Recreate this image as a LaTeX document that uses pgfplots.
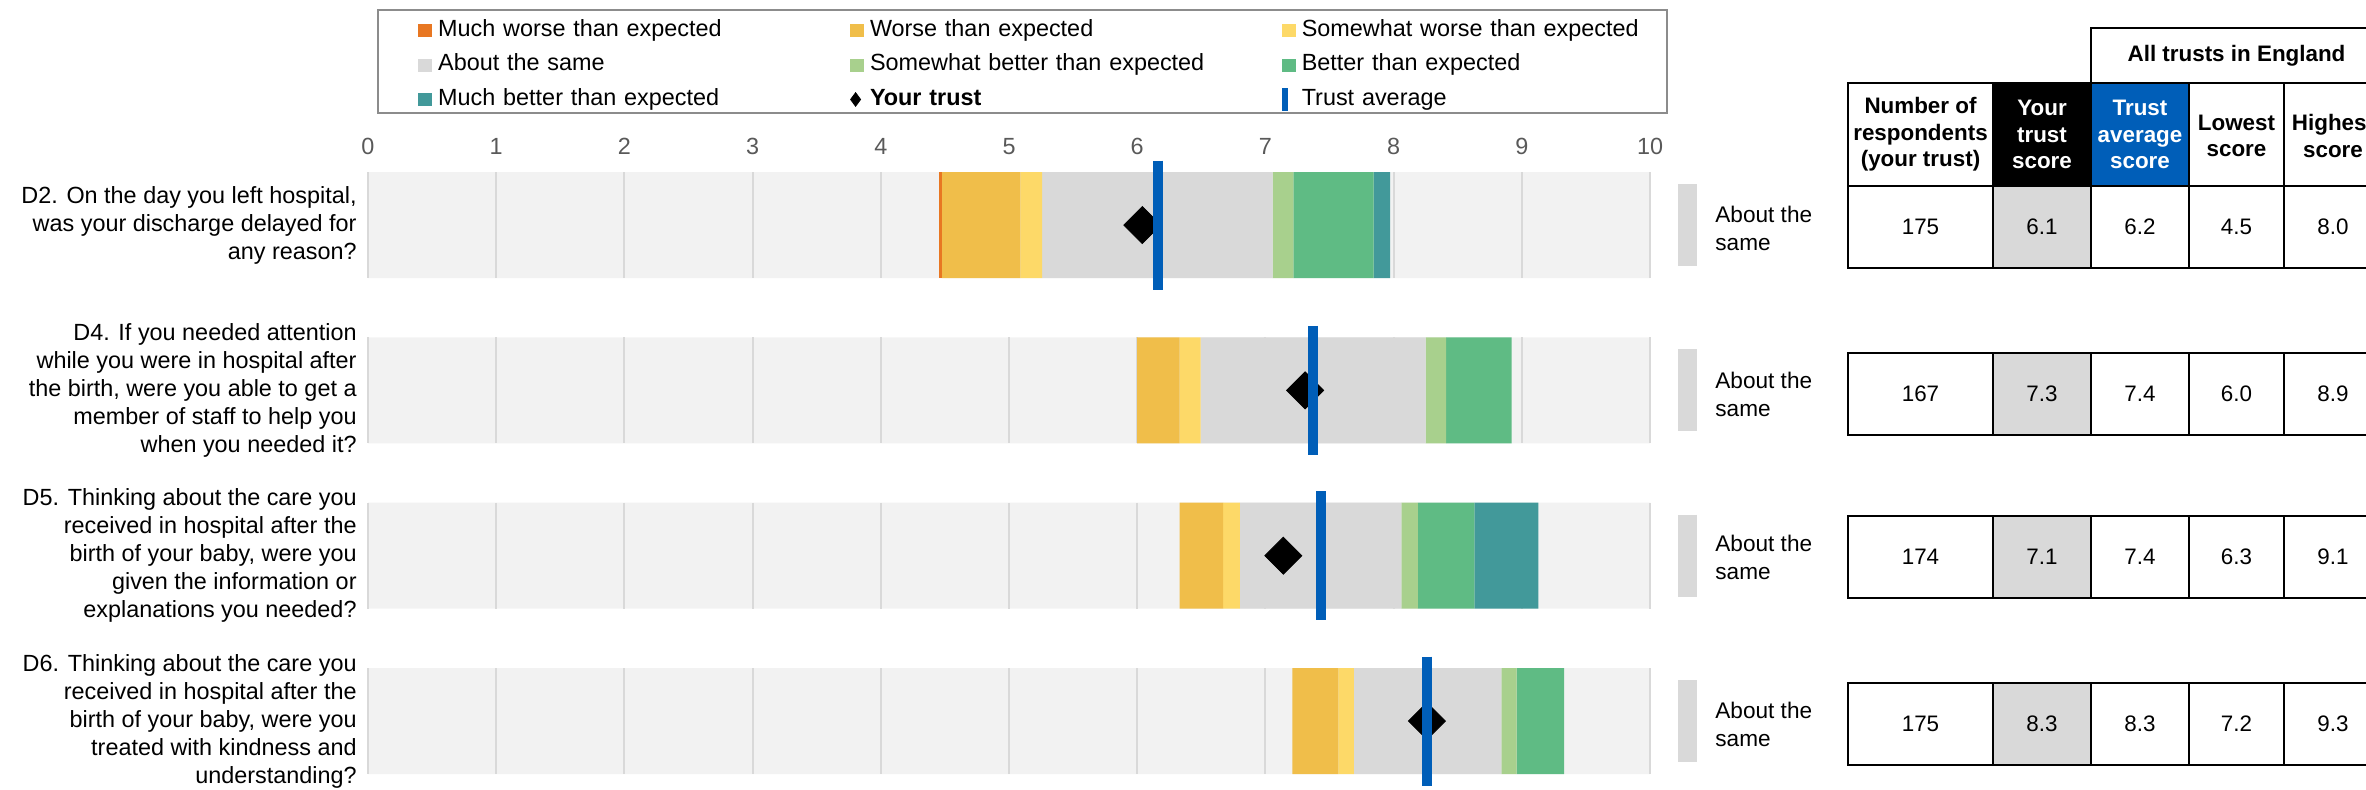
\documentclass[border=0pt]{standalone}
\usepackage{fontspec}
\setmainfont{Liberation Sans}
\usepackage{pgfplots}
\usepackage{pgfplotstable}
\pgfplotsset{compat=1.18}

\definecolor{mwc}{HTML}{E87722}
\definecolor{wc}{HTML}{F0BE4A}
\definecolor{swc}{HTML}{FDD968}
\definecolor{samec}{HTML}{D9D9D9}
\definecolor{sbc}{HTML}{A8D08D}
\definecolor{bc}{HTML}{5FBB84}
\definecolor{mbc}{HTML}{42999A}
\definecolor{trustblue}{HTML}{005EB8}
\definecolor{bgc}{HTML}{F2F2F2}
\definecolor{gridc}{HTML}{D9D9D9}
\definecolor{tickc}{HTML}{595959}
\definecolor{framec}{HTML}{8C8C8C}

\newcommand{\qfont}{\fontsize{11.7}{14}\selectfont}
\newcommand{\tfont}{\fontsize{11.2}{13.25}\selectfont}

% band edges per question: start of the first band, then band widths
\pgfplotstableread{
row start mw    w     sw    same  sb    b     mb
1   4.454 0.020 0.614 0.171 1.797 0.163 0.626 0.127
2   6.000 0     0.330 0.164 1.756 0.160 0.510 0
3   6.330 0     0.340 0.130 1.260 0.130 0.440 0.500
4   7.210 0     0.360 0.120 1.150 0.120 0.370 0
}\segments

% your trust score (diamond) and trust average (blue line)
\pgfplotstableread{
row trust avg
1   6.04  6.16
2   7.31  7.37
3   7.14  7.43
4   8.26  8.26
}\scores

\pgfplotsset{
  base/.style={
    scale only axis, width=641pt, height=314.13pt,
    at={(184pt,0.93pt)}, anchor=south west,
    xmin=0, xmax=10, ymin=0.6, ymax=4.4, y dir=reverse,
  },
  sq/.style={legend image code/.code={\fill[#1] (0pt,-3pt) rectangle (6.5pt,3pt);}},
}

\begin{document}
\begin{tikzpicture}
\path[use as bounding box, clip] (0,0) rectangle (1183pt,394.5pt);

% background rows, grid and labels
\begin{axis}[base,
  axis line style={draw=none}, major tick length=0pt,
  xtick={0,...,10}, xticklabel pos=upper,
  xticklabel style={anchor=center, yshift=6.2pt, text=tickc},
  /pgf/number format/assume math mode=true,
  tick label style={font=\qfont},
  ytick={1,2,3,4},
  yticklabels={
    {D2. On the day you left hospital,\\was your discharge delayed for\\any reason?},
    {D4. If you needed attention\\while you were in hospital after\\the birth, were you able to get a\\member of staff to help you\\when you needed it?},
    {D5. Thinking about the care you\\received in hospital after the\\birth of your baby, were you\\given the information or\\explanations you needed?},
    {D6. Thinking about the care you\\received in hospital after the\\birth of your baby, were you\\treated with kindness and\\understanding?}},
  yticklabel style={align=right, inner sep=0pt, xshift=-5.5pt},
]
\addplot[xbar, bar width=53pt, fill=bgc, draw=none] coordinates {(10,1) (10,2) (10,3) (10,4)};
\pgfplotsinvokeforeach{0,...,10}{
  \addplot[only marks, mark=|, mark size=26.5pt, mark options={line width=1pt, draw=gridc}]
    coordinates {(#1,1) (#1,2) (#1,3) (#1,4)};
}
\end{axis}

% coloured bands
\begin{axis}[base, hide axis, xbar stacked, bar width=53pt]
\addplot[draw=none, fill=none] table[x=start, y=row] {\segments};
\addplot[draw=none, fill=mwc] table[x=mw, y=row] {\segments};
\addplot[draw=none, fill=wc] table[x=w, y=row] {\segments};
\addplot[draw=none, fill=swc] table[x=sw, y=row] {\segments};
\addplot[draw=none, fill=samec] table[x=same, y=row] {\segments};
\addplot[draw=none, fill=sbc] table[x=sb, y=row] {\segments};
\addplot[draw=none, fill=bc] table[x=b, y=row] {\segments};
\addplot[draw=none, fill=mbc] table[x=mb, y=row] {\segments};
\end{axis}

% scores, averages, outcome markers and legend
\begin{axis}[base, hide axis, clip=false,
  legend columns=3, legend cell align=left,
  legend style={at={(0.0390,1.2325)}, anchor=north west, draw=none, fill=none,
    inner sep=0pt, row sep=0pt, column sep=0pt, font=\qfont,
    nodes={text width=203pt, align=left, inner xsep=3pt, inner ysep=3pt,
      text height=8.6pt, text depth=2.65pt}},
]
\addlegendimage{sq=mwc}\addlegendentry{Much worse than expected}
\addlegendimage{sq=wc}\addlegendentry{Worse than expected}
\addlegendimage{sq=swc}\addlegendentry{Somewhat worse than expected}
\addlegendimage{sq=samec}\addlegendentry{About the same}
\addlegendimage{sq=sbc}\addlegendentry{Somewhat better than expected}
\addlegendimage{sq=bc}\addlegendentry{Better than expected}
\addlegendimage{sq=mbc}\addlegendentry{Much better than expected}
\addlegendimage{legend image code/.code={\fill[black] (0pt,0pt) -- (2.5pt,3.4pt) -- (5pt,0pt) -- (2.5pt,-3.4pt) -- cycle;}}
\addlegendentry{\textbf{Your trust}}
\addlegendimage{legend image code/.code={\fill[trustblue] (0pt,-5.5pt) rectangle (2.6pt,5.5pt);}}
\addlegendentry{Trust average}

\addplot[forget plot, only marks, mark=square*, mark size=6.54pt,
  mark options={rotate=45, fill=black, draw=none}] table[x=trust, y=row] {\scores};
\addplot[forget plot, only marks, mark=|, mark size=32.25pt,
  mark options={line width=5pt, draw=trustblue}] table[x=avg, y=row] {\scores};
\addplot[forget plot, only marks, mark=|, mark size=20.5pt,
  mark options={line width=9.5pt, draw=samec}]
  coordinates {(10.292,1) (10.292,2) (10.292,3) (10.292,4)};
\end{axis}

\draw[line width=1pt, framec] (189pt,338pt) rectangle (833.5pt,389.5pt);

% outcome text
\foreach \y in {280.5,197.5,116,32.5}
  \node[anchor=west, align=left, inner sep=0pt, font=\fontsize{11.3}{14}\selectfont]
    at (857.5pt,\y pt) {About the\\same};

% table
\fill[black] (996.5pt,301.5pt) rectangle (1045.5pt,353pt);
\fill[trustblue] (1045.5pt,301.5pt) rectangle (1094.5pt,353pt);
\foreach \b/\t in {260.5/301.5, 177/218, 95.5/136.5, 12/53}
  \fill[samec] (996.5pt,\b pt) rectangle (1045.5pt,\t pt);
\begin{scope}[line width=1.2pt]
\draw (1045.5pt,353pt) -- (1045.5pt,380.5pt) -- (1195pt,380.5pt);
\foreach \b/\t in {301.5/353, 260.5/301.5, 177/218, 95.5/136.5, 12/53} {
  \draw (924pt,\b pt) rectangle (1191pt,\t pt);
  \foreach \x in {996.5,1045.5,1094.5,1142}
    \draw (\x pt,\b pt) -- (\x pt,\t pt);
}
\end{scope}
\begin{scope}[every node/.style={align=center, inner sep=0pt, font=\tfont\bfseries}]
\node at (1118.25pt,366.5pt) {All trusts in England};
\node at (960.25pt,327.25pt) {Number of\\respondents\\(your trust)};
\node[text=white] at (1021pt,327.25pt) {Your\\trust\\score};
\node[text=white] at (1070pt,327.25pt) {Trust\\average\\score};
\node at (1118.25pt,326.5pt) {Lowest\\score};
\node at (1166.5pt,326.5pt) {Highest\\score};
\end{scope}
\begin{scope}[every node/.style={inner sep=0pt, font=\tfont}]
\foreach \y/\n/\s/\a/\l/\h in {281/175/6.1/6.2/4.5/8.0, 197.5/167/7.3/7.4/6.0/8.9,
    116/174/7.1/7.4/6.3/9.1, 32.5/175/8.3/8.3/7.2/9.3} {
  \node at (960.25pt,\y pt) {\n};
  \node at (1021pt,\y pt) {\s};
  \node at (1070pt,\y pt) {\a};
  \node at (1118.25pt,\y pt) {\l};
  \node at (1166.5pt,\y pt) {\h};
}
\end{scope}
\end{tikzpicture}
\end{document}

══════

TASK DETAILS
Return only the lines running from the top of the data to the line that holds "(0,0) rectangle (1183pt,394.5pt);". Include both of those lines, but skip the pictures.

FINISHED ANSWER
Recreate this image as a LaTeX document that uses pgfplots.
\documentclass[border=0pt]{standalone}
\usepackage{fontspec}
\setmainfont{Liberation Sans}
\usepackage{pgfplots}
\usepackage{pgfplotstable}
\pgfplotsset{compat=1.18}

\definecolor{mwc}{HTML}{E87722}
\definecolor{wc}{HTML}{F0BE4A}
\definecolor{swc}{HTML}{FDD968}
\definecolor{samec}{HTML}{D9D9D9}
\definecolor{sbc}{HTML}{A8D08D}
\definecolor{bc}{HTML}{5FBB84}
\definecolor{mbc}{HTML}{42999A}
\definecolor{trustblue}{HTML}{005EB8}
\definecolor{bgc}{HTML}{F2F2F2}
\definecolor{gridc}{HTML}{D9D9D9}
\definecolor{tickc}{HTML}{595959}
\definecolor{framec}{HTML}{8C8C8C}

\newcommand{\qfont}{\fontsize{11.7}{14}\selectfont}
\newcommand{\tfont}{\fontsize{11.2}{13.25}\selectfont}

% band edges per question: start of the first band, then band widths
\pgfplotstableread{
row start mw    w     sw    same  sb    b     mb
1   4.454 0.020 0.614 0.171 1.797 0.163 0.626 0.127
2   6.000 0     0.330 0.164 1.756 0.160 0.510 0
3   6.330 0     0.340 0.130 1.260 0.130 0.440 0.500
4   7.210 0     0.360 0.120 1.150 0.120 0.370 0
}\segments

% your trust score (diamond) and trust average (blue line)
\pgfplotstableread{
row trust avg
1   6.04  6.16
2   7.31  7.37
3   7.14  7.43
4   8.26  8.26
}\scores

\pgfplotsset{
  base/.style={
    scale only axis, width=641pt, height=314.13pt,
    at={(184pt,0.93pt)}, anchor=south west,
    xmin=0, xmax=10, ymin=0.6, ymax=4.4, y dir=reverse,
  },
  sq/.style={legend image code/.code={\fill[#1] (0pt,-3pt) rectangle (6.5pt,3pt);}},
}

\begin{document}
\begin{tikzpicture}
\path[use as bounding box, clip] (0,0) rectangle (1183pt,394.5pt);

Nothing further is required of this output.